**Exercise instructions**
Would you pull out every line of the material that contains the string "document"?

**Data excerpt**

.....

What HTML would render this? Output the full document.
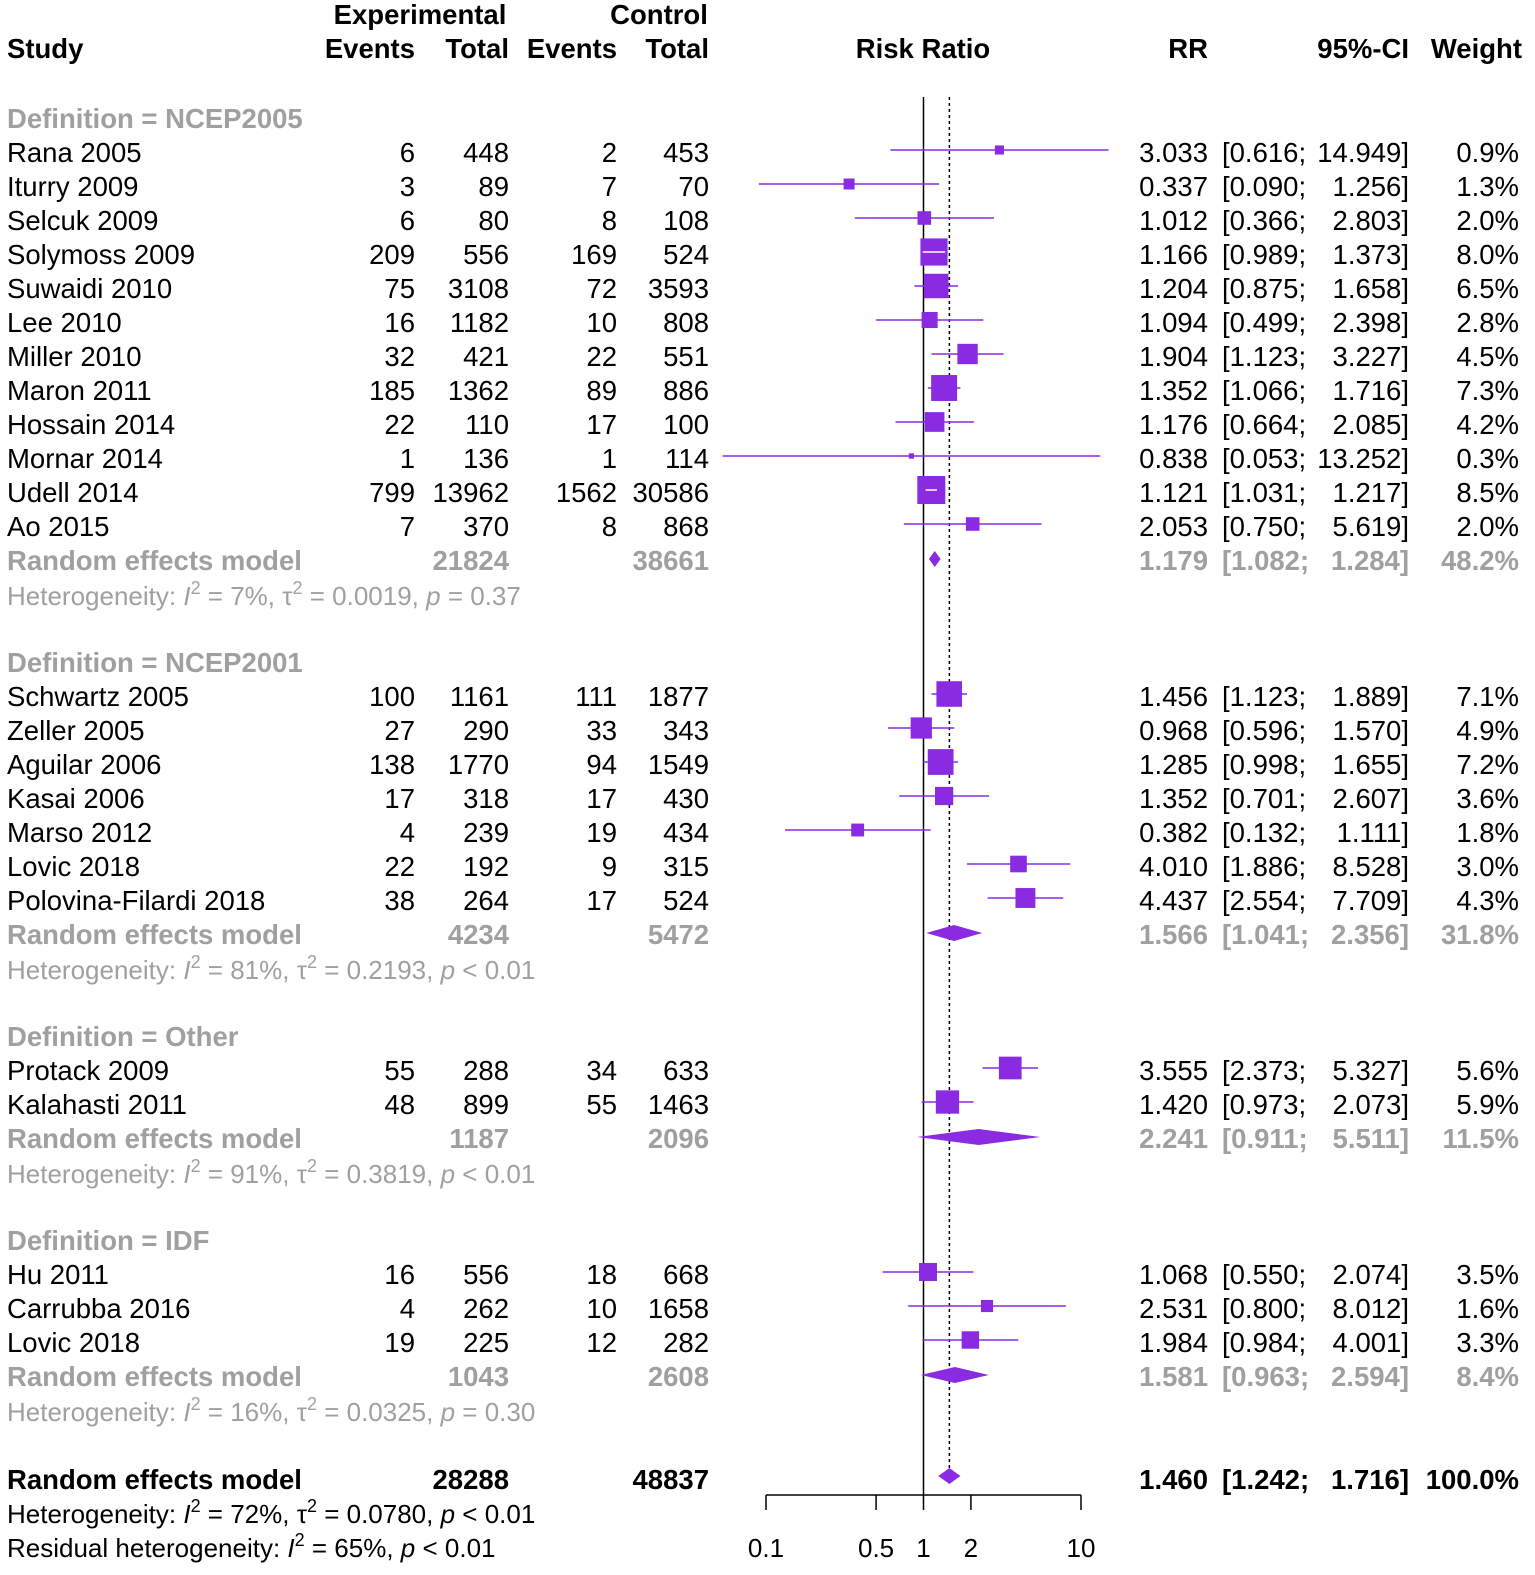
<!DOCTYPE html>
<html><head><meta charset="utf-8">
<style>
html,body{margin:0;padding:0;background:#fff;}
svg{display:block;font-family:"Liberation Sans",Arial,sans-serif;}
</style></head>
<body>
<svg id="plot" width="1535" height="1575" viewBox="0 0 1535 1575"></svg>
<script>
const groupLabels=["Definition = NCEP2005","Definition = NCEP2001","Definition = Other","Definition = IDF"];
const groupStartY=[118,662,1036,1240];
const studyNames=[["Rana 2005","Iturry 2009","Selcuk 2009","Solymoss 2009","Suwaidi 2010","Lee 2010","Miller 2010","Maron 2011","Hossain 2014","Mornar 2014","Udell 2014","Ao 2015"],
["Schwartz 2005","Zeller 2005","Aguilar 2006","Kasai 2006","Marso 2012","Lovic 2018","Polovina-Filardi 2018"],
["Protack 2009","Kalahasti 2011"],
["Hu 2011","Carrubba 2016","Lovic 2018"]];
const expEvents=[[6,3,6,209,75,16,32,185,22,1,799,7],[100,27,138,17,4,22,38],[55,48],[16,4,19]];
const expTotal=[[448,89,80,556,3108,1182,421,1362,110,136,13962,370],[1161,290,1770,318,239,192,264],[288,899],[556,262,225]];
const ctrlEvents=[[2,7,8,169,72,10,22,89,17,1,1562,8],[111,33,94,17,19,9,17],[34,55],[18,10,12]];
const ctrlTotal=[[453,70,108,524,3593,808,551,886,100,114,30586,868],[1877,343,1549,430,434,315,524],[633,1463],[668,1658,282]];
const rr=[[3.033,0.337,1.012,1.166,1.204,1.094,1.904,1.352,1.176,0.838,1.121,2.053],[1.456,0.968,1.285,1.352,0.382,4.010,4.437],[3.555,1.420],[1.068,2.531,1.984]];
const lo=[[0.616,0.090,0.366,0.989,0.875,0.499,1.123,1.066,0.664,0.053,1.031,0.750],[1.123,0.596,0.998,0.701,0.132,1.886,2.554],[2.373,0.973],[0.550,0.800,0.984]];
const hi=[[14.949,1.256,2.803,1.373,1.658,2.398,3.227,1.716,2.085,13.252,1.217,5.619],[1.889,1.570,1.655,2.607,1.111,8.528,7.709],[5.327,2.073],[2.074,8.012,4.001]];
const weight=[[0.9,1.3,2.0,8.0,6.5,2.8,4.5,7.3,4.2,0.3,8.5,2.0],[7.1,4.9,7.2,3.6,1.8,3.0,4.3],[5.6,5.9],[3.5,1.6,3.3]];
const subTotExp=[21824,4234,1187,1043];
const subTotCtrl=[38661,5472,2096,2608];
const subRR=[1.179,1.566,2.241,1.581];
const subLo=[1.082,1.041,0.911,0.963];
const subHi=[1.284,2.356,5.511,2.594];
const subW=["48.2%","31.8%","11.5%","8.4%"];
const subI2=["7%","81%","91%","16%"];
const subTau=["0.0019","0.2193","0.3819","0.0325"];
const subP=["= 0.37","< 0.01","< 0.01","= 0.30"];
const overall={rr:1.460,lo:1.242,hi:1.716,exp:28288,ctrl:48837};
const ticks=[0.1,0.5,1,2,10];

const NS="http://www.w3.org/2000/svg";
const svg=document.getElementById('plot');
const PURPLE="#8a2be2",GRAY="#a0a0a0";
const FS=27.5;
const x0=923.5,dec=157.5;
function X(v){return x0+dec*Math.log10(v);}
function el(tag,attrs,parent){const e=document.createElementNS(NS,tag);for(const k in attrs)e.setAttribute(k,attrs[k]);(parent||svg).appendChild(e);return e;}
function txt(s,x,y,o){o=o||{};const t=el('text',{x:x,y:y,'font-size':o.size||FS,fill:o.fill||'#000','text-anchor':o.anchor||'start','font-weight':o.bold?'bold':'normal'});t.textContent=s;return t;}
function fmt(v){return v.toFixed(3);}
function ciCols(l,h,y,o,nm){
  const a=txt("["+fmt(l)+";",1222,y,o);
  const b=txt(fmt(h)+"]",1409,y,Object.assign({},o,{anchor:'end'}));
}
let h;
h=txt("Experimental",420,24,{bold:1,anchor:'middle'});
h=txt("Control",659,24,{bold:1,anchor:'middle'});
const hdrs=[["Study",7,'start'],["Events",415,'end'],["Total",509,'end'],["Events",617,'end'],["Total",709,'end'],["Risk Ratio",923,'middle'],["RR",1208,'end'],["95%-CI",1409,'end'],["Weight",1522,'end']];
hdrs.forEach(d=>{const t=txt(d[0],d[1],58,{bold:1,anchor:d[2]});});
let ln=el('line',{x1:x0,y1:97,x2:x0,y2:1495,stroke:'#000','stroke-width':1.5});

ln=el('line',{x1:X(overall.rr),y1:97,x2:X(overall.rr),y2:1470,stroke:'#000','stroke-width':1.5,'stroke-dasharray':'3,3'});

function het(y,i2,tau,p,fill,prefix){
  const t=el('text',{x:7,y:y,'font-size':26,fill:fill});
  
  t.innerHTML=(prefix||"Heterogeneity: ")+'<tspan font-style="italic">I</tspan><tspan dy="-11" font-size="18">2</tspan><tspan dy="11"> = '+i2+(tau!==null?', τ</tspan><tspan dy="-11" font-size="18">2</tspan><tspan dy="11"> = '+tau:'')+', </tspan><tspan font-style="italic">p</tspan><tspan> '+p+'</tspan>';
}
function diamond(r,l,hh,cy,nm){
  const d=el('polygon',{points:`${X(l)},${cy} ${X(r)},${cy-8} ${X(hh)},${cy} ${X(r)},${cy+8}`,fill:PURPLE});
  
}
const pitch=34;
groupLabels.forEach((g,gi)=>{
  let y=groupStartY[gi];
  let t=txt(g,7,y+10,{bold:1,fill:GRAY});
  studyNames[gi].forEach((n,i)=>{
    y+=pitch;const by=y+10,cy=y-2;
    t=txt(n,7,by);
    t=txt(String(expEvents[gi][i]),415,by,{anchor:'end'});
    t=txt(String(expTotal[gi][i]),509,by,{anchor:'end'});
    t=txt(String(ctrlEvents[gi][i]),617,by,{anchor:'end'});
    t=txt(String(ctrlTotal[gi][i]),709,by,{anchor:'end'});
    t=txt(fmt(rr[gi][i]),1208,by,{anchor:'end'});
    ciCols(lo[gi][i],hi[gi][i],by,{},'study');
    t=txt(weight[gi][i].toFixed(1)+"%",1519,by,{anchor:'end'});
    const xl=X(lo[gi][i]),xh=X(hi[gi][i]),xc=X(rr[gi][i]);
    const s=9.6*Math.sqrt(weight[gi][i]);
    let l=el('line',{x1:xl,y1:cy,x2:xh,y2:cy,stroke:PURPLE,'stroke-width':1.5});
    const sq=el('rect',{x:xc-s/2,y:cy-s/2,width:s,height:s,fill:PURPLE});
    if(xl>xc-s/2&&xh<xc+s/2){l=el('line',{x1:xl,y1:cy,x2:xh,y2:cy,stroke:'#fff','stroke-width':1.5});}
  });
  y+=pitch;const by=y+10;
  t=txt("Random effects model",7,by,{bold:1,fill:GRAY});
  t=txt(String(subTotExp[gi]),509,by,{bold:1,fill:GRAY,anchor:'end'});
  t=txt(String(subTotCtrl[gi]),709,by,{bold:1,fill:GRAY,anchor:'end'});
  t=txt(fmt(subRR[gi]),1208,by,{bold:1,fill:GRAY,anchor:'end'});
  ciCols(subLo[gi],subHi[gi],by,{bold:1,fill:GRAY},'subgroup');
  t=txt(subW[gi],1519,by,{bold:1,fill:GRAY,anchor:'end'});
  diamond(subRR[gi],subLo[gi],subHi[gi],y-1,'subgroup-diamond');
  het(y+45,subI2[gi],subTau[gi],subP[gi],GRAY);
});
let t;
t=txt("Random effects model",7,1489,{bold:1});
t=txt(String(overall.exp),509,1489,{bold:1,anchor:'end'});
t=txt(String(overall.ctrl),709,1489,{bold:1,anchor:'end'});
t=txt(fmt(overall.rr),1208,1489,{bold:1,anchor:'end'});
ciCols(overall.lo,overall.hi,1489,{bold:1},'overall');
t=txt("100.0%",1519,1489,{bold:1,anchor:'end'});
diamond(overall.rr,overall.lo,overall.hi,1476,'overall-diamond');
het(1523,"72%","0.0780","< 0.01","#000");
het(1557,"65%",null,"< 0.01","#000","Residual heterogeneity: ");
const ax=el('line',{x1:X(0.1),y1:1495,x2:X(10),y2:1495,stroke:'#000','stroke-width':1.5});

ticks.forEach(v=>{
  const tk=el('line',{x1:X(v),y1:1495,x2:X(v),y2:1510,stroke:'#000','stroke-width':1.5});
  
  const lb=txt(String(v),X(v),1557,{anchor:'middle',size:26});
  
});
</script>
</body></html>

.....

**Correct output**
What HTML would render this? Output the full document.
const svg=document.getElementById('plot');
function el(tag,attrs,parent){const e=document.createElementNS(NS,tag);for(const k in attrs)e.setAttribute(k,attrs[k]);(parent||svg).appendChild(e);return e;}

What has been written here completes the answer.